Given exercise >>
Retype, word for word, the lines between the ones holding "Generate a web" and "const yStep = 50;", inclusive; pictures stay out of the copy.

Input >>
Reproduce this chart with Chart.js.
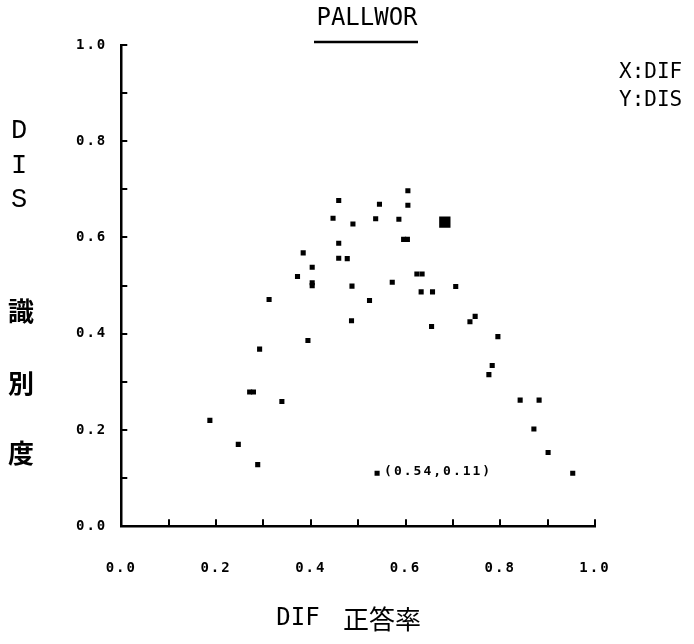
<!DOCTYPE html>
<html>
<head>
<meta charset="utf-8">
<script src="https://cdn.jsdelivr.net/npm/chart.js@4"></script>
<style>
  body { margin: 0; background: #fff; }
  #wrap { width: 694px; height: 644px; }
</style>
</head>
<body>
<div id="wrap"><canvas id="myChart" width="694" height="644"></canvas></div>
<script>
// data: item difficulty (DIF) and discrimination (DIS)
const difValues = [0.187, 0.247, 0.271, 0.279, 0.288, 0.292, 0.312, 0.339, 0.372, 0.384,
  0.394, 0.403, 0.403, 0.403, 0.447, 0.459, 0.459, 0.459, 0.477, 0.486,
  0.487, 0.489, 0.524, 0.537, 0.545, 0.54, 0.572, 0.586, 0.596, 0.604,
  0.605, 0.605, 0.624, 0.635, 0.633, 0.657, 0.655, 0.706, 0.736, 0.747,
  0.776, 0.783, 0.795, 0.842, 0.882, 0.871, 0.901, 0.953];
const disValues = [0.220, 0.170, 0.279, 0.279, 0.128, 0.368, 0.471, 0.259, 0.519, 0.568,
  0.386, 0.538, 0.506, 0.500, 0.640, 0.677, 0.588, 0.557, 0.556, 0.427,
  0.499, 0.628, 0.469, 0.639, 0.669, 0.11, 0.507, 0.638, 0.596, 0.596,
  0.697, 0.667, 0.524, 0.524, 0.487, 0.487, 0.415, 0.498, 0.425, 0.436,
  0.315, 0.334, 0.394, 0.262, 0.262, 0.202, 0.153, 0.110];
// highlighted item (large square)
const meanDif = [0.683];
const meanDis = [0.632];
// annotated point
const noteIndex = 25;
const noteText = "(0.54,0.11)";

const titleText = "PALLWOR";
const legendLines = ["X:DIF", "Y:DIS"];
const yTitleChars = ["D", "I", "S"];
const yTitleKanji = ["識", "別", "度"];
const xTitle = ["DIF", "正答率"];

const monoFont = '"DejaVu Sans Mono", monospace';
const cjkFont = '"Noto Sans CJK JP", sans-serif';

// custom decorations: inward tick marks, title, legend, axis titles
const decor = {
  id: "decor",
  beforeLayout(chart) {
    chart.ctx.letterSpacing = "2px";
  },
  afterDraw(chart) {
    const { ctx, scales: { x, y } } = chart;
    ctx.save();
    ctx.letterSpacing = "0px";
    ctx.strokeStyle = "#000";
    ctx.lineWidth = 2;

    // tick marks pointing into the plot
    const x0 = x.getPixelForValue(0);
    const y0 = y.getPixelForValue(0);
    y.ticks.forEach(t => {
      if (t.value <= 0) return;
      const py = Math.round(y.getPixelForValue(t.value));
      ctx.beginPath();
      ctx.moveTo(x0, py);
      ctx.lineTo(x0 + 6, py);
      ctx.stroke();
    });
    x.ticks.forEach(t => {
      if (t.value <= 0) return;
      const px = Math.round(x.getPixelForValue(t.value));
      ctx.beginPath();
      ctx.moveTo(px, y0);
      ctx.lineTo(px, y0 - 7);
      ctx.stroke();
    });

    ctx.fillStyle = "#000";
    ctx.textBaseline = "middle";

    // title with underline
    ctx.textAlign = "center";
    ctx.font = "24px " + monoFont;
    ctx.fillText(titleText, 367, 19);
    ctx.lineWidth = 2.5;
    ctx.beginPath();
    ctx.moveTo(314, 42);
    ctx.lineTo(418, 42);
    ctx.stroke();

    // legend text
    ctx.textAlign = "left";
    ctx.font = "21px " + monoFont;
    ctx.fillText(legendLines[0], 619, 73);
    ctx.fillText(legendLines[1], 619, 101);

    // vertical y title
    ctx.textAlign = "center";
    ctx.font = "27px \"Liberation Mono\", monospace";
    const dY = [131, 166, 200];
    yTitleChars.forEach((c, i) => ctx.fillText(c, 19, dY[i]));
    ctx.font = "bold 26px " + cjkFont;
    const kY = [311, 383, 453];
    yTitleKanji.forEach((c, i) => ctx.fillText(c, 21, kY[i]));

    // x title
    ctx.font = "24px " + monoFont;
    ctx.fillText(xTitle[0], 298, 619);
    ctx.font = "26px " + cjkFont;
    ctx.fillText(xTitle[1], 382, 619);

    // point annotation
    const pt = chart.getDatasetMeta(0).data[noteIndex];
    ctx.textAlign = "left";
    ctx.letterSpacing = "2px";
    ctx.font = "bold 13px " + monoFont;
    ctx.fillText(noteText, pt.x + 7, pt.y - 2);
    ctx.restore();
  }
};

const tickFont = { family: monoFont, size: 14, weight: "bold" };
const evenLabel = v => (Math.round(v * 10) % 2 === 0 ? v.toFixed(1) : "");

const config = {
  type: "scatter",
  data: {
    datasets: [
      {
        data: difValues.map((v, i) => ({ x: v, y: disValues[i] })),
        pointStyle: "rect",
        pointRadius: 3.6,
        backgroundColor: "#000",
        borderWidth: 0,
      },
      {
        data: meanDif.map((v, i) => ({ x: v, y: meanDis[i] })),
        pointStyle: "rect",
        pointRadius: 8,
        backgroundColor: "#000",
        borderWidth: 0,
      },
    ],
  },
  options: {
    responsive: false,
    animation: false,
    events: [],
    layout: {
      padding: { left: 62, right: 99, top: 45, bottom: 33 },
    },
    scales: {
      x: {
        type: "linear",
        min: 0,
        max: 1,
        ticks: {
          stepSize: 0.1,
          padding: 34,
          maxRotation: 0,
          color: "#000",
          font: tickFont,
          callback: evenLabel,
        },
        grid: { display: true, drawOnChartArea: false, drawTicks: false },
        border: { display: true, color: "#000", width: 2.5 },
      },
      y: {
        min: 0,
        max: 1,
        ticks: {
          stepSize: 0.1,
          padding: 14,
          color: "#000",
          font: tickFont,
          callback: evenLabel,
        },
        grid: { display: true, drawOnChartArea: false, drawTicks: false },
        border: { display: true, color: "#000", width: 2.5 },
      },
    },
    plugins: {
      legend: { display: false },
      tooltip: { enabled: false },
    },
  },
  plugins: [decor],
};

const myChart = new Chart(document.getElementById("myChart"), config);
</script>
</body>
</html>
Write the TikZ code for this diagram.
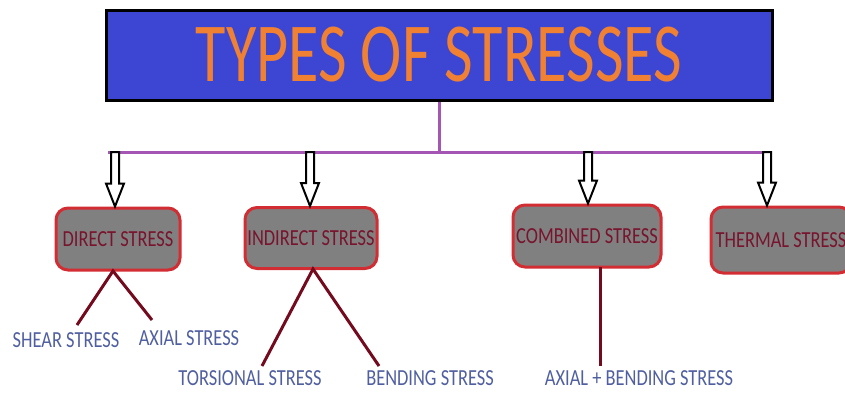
\documentclass[tikz,border=0pt]{standalone}
\usepackage{fontspec}
\setmainfont{Carlito}
\newfontfamily\titlefont[FakeStretch=0.74]{Carlito}
\newfontfamily\narrowfont[FakeStretch=0.8]{Carlito}
\usetikzlibrary{calc}

\definecolor{titleblue}{RGB}{60,70,210}
\definecolor{titleorange}{RGB}{240,128,50}
\definecolor{boxred}{RGB}{210,45,50}
\definecolor{boxgray}{RGB}{128,128,128}
\definecolor{labelred}{RGB}{120,20,45}
\definecolor{linered}{RGB}{115,10,30}
\definecolor{buspurple}{RGB}{165,85,180}
\definecolor{subblue}{RGB}{80,95,160}

\tikzset{
  titlebox/.style={rectangle, draw=black, line width=3pt, fill=titleblue, text=titleorange, inner sep=0pt, font=\titlefont\fontsize{84}{84}\selectfont},
  stressbox/.style={rectangle, rounded corners=12pt, draw=boxred, line width=3pt, fill=boxgray, text=labelred, inner sep=0pt, font=\narrowfont\fontsize{23}{23}\selectfont},
  sublabel/.style={text=subblue, inner sep=1pt, font=\narrowfont\fontsize{23}{23}\selectfont},
  busline/.style={buspurple, line width=3pt},
  branch/.style={linered, line width=3pt},
  hollowarrow/.style={draw=black, fill=white, line width=2pt, line join=miter}
}

% hollow block arrow from #1 down to #2
\newcommand{\blockarrow}[2]{%
  \draw[hollowarrow] let \p1=(#1), \p2=(#2) in
    (\x1-4pt,\y1) -- (\x1-4pt,\y2+23pt) -- (\x1-9pt,\y2+23pt) -- (\x1,\y2)
    -- (\x1+9pt,\y2+23pt) -- (\x1+4pt,\y2+23pt) -- (\x1+4pt,\y1) -- cycle;}

\begin{document}
\begin{tikzpicture}[x=1pt, y=-1pt]
    \useasboundingbox (0,0) rectangle (845,392);

    % Title
    \node (title) at (439,55) [titlebox, minimum width=666pt, minimum height=90pt] {TYPES OF STRESSES};

    % Stress boxes
    \node (direct) at (118,239) [stressbox, minimum width=124pt, minimum height=62pt] {DIRECT STRESS};
    \node (indirect) at (311,238) [stressbox, minimum width=132pt, minimum height=61pt] {INDIRECT STRESS};
    \node (combined) at (587,236) [stressbox, minimum width=148pt, minimum height=62pt] {COMBINED STRESS};
    \node (thermal) at (781,240) [stressbox, minimum width=140pt, minimum height=66pt] {THERMAL STRESS};

    % Sub types
    \node (shear) at (66,340) [sublabel] {SHEAR STRESS};
    \node (axial) at (189,338) [sublabel] {AXIAL STRESS};
    \node (torsional) at (250,378) [sublabel] {TORSIONAL STRESS};
    \node (bending) at (430,378) [sublabel] {BENDING STRESS};
    \node (axialbending) at (639,378) [sublabel] {AXIAL + BENDING STRESS};

    % Bus from the title
    \coordinate (busL) at (108,152);
    \coordinate (busR) at (771,152);
    \draw[busline] (busL) -- (busR);
    \draw[busline] (title.south) -- (title.south |- busL);

    % Arrows down to the boxes
    \foreach \k/\x/\b in {1/115/direct, 2/310/indirect, 3/588/combined, 4/767/thermal} {
        \coordinate (top\k) at (\x,152);
        \coordinate (tip\k) at (top\k |- \b.north);
        \blockarrow{top\k}{tip\k}
    }

    % Branches to the sub types
    \coordinate (directfoot) at (113,271);
    \coordinate (shearend) at (77,325);
    \coordinate (axialend) at (152,320);
    \draw[branch] (shearend) -- (directfoot) -- (axialend);

    \coordinate (indirectfoot) at (313,269);
    \coordinate (torsionalend) at (262,366);
    \coordinate (bendingend) at (379,366);
    \draw[branch] (torsionalend) -- (indirectfoot) -- (bendingend);

    \coordinate (combinedfoot) at (600,267);
    \coordinate (axialbendingend) at (600,366);
    \draw[branch] (combinedfoot) -- (axialbendingend);

\end{tikzpicture}
\end{document}
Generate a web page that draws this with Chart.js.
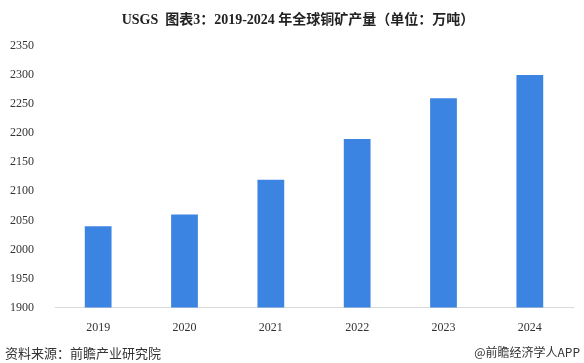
<!DOCTYPE html>
<html>
<head>
<meta charset="utf-8">
<script src="https://cdn.jsdelivr.net/npm/chart.js@4"></script>
<style>
  body { margin: 0; background: #fff; }
  #wrap { position: relative; width: 584px; height: 363px; overflow: hidden; }
  #title { position: absolute; left: 0; width: 596px; top: 8px; text-align: center;
    font: bold 14px "Liberation Serif", "Noto Sans CJK SC", serif; color: #222; }
  .foot { position: absolute; top: 343px; font: 13px "Noto Sans CJK SC", sans-serif; color: #333; }
</style>
</head>
<body>
<div id="wrap">
  <canvas id="copperChart"></canvas>
  <div id="title">USGS&nbsp; 图表3：2019-2024 年全球铜矿产量（单位：万吨）</div>
  <div class="foot" style="left:5px;">资料来源：前瞻产业研究院</div>
  <div class="foot" style="right:4px;font-size:12px;">@前瞻经济学人APP</div>
</div>
<script>
// categories and values (万吨)
const years = ['2019', '2020', '2021', '2022', '2023', '2024'];
const output = [2040, 2060, 2120, 2190, 2260, 2300];
const yMin = 1900;
const yMax = 2350;
const yStep = 50;

const ctx = document.getElementById('copperChart').getContext('2d');

new Chart(ctx, {
    type: 'bar',
    data: {
        labels: years,
        datasets: [{
            label: '全球铜矿产量',
            data: output,
            backgroundColor: '#3b84e2',
            categoryPercentage: 1,
            barPercentage: 0.31
        }]
    },
    options: {
        responsive: true,
        maintainAspectRatio: false,
        animation: false,
        layout: { padding: { top: 46, right: 11, bottom: 23, left: 0 } },
        plugins: {
            legend: { display: false },
            tooltip: { enabled: false }
        },
        scales: {
            x: {
                grid: { display: false },
                border: { color: '#d9d9d9', width: 1 },
                ticks: {
                    color: '#333',
                    padding: 5,
                    font: { family: 'Liberation Serif', size: 12 }
                }
            },
            y: {
                min: yMin,
                max: yMax,
                grid: { display: false },
                border: { display: false },
                afterFit: function (scale) { scale.width = 55; },
                ticks: {
                    stepSize: yStep,
                    color: '#333',
                    padding: 13,
                    font: { family: 'Liberation Serif', size: 12 },
                    callback: function (v) { return String(v); }
                }
            }
        }
    }
});
</script>
</body>
</html>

Output >>
Generate a web page that draws this with Chart.js.
<!DOCTYPE html>
<html>
<head>
<meta charset="utf-8">
<script src="https://cdn.jsdelivr.net/npm/chart.js@4"></script>
<style>
  body { margin: 0; background: #fff; }
  #wrap { position: relative; width: 584px; height: 363px; overflow: hidden; }
  #title { position: absolute; left: 0; width: 596px; top: 8px; text-align: center;
    font: bold 14px "Liberation Serif", "Noto Sans CJK SC", serif; color: #222; }
  .foot { position: absolute; top: 343px; font: 13px "Noto Sans CJK SC", sans-serif; color: #333; }
</style>
</head>
<body>
<div id="wrap">
  <canvas id="copperChart"></canvas>
  <div id="title">USGS&nbsp; 图表3：2019-2024 年全球铜矿产量（单位：万吨）</div>
  <div class="foot" style="left:5px;">资料来源：前瞻产业研究院</div>
  <div class="foot" style="right:4px;font-size:12px;">@前瞻经济学人APP</div>
</div>
<script>
// categories and values (万吨)
const years = ['2019', '2020', '2021', '2022', '2023', '2024'];
const output = [2040, 2060, 2120, 2190, 2260, 2300];
const yMin = 1900;
const yMax = 2350;
const yStep = 50;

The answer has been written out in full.